## SET PROBLEM:
Repeat the material exactly from its first line to the line that includes "plt.rcParams['font.family'] = ['Noto". Skip pictures.

☆ ☆ ☆ ☆ ☆

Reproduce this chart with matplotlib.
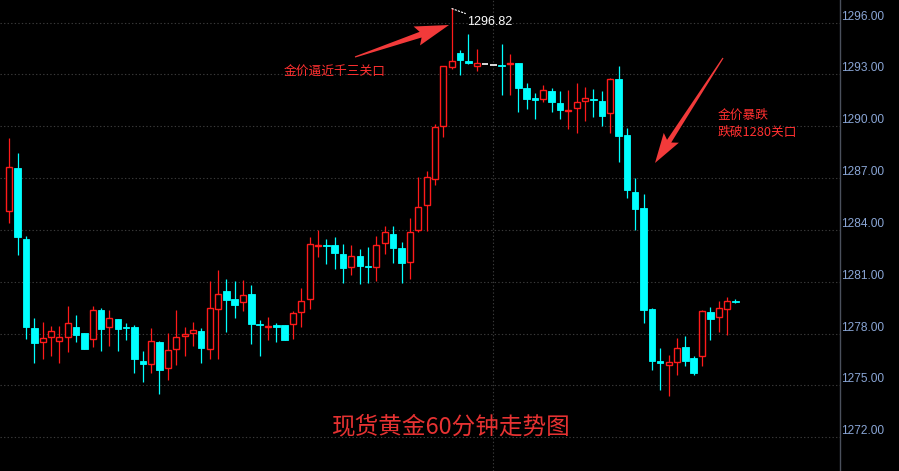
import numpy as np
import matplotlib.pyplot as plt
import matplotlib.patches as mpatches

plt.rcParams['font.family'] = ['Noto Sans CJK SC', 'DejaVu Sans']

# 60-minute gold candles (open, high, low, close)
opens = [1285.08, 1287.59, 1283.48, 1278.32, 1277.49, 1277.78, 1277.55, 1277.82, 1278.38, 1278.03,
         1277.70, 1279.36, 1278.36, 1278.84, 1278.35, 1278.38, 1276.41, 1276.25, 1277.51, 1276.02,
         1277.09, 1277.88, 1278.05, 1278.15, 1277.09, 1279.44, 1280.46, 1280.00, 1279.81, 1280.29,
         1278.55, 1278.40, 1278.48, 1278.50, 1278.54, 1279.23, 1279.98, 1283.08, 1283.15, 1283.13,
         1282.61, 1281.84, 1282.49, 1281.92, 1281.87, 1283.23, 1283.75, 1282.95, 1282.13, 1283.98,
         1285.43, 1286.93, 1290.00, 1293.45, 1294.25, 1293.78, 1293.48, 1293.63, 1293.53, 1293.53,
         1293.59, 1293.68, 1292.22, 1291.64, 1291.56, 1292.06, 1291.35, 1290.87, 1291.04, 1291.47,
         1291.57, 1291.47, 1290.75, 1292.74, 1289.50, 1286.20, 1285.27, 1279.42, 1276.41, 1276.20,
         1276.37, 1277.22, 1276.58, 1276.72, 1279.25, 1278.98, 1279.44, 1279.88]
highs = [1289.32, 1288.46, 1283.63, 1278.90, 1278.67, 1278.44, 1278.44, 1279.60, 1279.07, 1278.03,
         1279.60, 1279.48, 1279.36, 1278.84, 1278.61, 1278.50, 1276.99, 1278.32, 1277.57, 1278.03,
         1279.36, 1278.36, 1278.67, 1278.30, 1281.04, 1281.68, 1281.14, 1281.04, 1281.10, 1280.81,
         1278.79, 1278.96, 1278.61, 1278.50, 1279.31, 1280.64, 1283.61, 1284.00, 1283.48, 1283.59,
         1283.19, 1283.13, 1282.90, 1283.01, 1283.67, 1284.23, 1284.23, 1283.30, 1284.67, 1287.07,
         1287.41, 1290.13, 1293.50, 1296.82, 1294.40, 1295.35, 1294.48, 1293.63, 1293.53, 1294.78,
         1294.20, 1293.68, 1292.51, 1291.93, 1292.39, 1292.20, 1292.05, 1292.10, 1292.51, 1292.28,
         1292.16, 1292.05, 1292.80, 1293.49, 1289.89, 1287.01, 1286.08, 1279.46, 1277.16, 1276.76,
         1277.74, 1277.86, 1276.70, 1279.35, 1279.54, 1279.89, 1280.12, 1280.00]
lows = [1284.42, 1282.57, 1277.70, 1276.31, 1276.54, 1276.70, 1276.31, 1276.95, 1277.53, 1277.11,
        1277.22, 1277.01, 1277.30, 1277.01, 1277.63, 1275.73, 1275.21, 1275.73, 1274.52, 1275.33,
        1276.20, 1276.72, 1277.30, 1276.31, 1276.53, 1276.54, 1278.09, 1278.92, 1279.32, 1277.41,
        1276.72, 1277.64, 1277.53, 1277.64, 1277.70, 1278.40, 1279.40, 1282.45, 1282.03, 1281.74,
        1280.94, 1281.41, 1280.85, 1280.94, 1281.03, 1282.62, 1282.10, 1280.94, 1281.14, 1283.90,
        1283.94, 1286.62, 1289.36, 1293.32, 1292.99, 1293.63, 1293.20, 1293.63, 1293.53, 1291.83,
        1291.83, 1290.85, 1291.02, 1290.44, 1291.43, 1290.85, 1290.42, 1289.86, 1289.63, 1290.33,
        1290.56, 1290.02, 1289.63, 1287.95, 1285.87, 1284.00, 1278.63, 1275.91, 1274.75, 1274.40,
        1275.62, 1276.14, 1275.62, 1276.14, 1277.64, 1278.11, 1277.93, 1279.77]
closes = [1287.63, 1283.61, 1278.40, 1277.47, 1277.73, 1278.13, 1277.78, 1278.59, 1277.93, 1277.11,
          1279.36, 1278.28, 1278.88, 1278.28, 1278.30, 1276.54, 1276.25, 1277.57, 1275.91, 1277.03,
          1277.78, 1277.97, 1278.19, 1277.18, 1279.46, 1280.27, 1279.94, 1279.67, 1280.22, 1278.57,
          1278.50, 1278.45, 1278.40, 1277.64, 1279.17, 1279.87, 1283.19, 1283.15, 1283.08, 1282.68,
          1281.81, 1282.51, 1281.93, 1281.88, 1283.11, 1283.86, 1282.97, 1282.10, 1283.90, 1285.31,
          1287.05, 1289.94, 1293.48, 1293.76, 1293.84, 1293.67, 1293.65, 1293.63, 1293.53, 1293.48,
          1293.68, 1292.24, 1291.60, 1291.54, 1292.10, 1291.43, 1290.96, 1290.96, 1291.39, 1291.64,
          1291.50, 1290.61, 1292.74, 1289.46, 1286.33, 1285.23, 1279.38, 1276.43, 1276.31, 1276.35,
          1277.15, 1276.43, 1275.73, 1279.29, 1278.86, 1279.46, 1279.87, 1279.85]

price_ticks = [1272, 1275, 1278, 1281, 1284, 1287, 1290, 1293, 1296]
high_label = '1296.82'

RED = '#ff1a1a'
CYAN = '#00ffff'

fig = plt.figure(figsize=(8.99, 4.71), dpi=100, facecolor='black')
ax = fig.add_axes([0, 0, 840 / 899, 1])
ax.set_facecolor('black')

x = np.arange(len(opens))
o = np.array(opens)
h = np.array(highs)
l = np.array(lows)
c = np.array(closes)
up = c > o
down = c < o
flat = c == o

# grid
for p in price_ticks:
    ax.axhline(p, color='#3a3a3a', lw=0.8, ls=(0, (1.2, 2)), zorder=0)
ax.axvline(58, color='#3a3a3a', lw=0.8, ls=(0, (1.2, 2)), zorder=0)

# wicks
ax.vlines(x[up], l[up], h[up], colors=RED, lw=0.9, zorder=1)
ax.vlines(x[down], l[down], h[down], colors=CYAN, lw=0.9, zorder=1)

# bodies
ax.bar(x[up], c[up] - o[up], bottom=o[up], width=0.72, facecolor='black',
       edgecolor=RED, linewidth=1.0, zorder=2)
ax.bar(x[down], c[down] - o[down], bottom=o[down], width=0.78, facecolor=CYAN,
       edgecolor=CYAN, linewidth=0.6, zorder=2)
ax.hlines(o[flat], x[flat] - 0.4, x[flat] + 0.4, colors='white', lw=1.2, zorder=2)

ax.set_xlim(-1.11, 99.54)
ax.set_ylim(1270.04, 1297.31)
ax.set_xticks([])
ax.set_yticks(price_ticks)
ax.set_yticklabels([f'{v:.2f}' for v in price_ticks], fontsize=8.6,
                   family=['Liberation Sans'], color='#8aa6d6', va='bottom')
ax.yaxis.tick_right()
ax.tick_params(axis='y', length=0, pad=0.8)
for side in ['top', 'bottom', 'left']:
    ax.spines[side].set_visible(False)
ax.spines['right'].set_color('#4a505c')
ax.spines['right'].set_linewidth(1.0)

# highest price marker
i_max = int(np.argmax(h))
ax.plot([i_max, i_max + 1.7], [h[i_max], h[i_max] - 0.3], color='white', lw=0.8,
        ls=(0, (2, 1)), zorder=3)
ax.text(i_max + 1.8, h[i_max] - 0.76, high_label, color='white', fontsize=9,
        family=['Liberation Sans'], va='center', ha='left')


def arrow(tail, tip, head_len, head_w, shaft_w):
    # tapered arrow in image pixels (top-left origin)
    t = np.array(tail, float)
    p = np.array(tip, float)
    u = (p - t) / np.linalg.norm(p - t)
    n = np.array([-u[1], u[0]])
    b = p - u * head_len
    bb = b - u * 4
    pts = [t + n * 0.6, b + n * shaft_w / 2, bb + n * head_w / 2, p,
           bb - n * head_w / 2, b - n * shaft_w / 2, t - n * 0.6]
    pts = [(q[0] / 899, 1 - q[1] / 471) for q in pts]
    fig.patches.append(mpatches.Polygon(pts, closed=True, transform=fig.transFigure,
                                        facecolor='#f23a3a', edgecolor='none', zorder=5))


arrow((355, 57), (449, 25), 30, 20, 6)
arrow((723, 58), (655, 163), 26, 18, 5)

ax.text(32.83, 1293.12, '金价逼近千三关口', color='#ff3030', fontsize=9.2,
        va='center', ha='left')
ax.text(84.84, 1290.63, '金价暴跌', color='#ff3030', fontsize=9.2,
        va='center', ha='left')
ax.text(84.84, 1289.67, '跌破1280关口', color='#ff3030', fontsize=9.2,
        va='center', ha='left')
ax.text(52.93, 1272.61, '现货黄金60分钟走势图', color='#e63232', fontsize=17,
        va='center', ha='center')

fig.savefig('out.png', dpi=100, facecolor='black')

☆ ☆ ☆ ☆ ☆

## PROBLEM SOLUTION:
Reproduce this chart with matplotlib.
import numpy as np
import matplotlib.pyplot as plt
import matplotlib.patches as mpatches

plt.rcParams['font.family'] = ['Noto Sans CJK SC', 'DejaVu Sans']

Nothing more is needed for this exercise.